--- PROVIDED DATA ---

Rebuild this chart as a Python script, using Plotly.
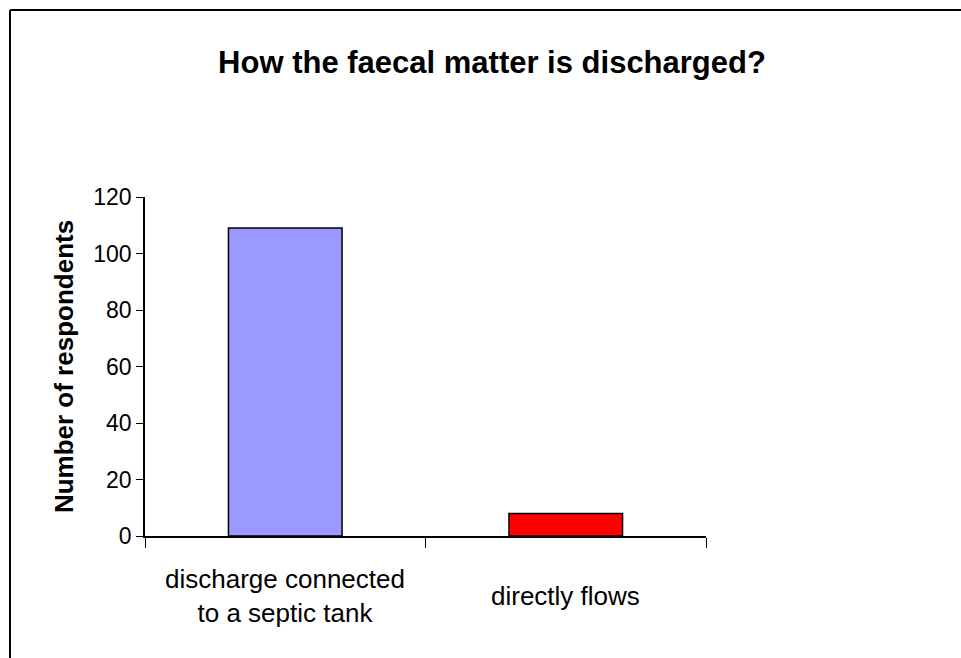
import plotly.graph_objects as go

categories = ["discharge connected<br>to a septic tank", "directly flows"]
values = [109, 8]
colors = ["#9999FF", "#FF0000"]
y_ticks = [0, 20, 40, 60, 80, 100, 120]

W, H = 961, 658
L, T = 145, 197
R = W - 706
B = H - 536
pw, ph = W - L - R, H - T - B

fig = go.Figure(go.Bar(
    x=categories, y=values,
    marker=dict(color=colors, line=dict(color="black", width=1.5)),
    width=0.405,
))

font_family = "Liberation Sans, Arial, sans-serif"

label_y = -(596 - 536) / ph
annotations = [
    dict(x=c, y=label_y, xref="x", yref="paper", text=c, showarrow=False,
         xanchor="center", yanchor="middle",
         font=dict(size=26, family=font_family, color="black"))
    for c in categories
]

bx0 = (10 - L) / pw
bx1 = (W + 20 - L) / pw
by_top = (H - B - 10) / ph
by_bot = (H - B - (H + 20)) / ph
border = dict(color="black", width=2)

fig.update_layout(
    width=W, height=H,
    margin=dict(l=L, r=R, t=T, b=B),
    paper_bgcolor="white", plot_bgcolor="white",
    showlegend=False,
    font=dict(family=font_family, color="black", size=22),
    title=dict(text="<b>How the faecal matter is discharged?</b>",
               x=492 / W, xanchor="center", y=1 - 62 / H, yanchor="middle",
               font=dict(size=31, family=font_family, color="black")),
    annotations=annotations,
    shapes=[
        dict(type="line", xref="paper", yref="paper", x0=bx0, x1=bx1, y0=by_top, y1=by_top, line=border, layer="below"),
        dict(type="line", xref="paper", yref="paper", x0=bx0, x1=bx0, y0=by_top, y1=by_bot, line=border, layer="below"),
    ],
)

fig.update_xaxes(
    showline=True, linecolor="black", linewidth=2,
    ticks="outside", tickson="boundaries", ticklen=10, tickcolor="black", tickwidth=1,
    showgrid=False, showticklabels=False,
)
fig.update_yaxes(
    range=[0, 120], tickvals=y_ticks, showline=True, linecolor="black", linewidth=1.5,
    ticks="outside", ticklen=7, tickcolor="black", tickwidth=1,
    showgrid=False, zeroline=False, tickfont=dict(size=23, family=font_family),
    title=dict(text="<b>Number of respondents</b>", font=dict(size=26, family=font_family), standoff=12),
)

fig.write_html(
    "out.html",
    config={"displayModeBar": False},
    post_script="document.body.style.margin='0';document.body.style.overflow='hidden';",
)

---

SET TASK:
Using the material above, set down every line exactly, but skip the pictures.

RESPONSE TO THE EXERCISE:
Rebuild this chart as a Python script, using Plotly.
import plotly.graph_objects as go

categories = ["discharge connected<br>to a septic tank", "directly flows"]
values = [109, 8]
colors = ["#9999FF", "#FF0000"]
y_ticks = [0, 20, 40, 60, 80, 100, 120]

W, H = 961, 658
L, T = 145, 197
R = W - 706
B = H - 536
pw, ph = W - L - R, H - T - B

fig = go.Figure(go.Bar(
    x=categories, y=values,
    marker=dict(color=colors, line=dict(color="black", width=1.5)),
    width=0.405,
))

font_family = "Liberation Sans, Arial, sans-serif"

label_y = -(596 - 536) / ph
annotations = [
    dict(x=c, y=label_y, xref="x", yref="paper", text=c, showarrow=False,
         xanchor="center", yanchor="middle",
         font=dict(size=26, family=font_family, color="black"))
    for c in categories
]

bx0 = (10 - L) / pw
bx1 = (W + 20 - L) / pw
by_top = (H - B - 10) / ph
by_bot = (H - B - (H + 20)) / ph
border = dict(color="black", width=2)

fig.update_layout(
    width=W, height=H,
    margin=dict(l=L, r=R, t=T, b=B),
    paper_bgcolor="white", plot_bgcolor="white",
    showlegend=False,
    font=dict(family=font_family, color="black", size=22),
    title=dict(text="<b>How the faecal matter is discharged?</b>",
               x=492 / W, xanchor="center", y=1 - 62 / H, yanchor="middle",
               font=dict(size=31, family=font_family, color="black")),
    annotations=annotations,
    shapes=[
        dict(type="line", xref="paper", yref="paper", x0=bx0, x1=bx1, y0=by_top, y1=by_top, line=border, layer="below"),
        dict(type="line", xref="paper", yref="paper", x0=bx0, x1=bx0, y0=by_top, y1=by_bot, line=border, layer="below"),
    ],
)

fig.update_xaxes(
    showline=True, linecolor="black", linewidth=2,
    ticks="outside", tickson="boundaries", ticklen=10, tickcolor="black", tickwidth=1,
    showgrid=False, showticklabels=False,
)
fig.update_yaxes(
    range=[0, 120], tickvals=y_ticks, showline=True, linecolor="black", linewidth=1.5,
    ticks="outside", ticklen=7, tickcolor="black", tickwidth=1,
    showgrid=False, zeroline=False, tickfont=dict(size=23, family=font_family),
    title=dict(text="<b>Number of respondents</b>", font=dict(size=26, family=font_family), standoff=12),
)

fig.write_html(
    "out.html",
    config={"displayModeBar": False},
    post_script="document.body.style.margin='0';document.body.style.overflow='hidden';",
)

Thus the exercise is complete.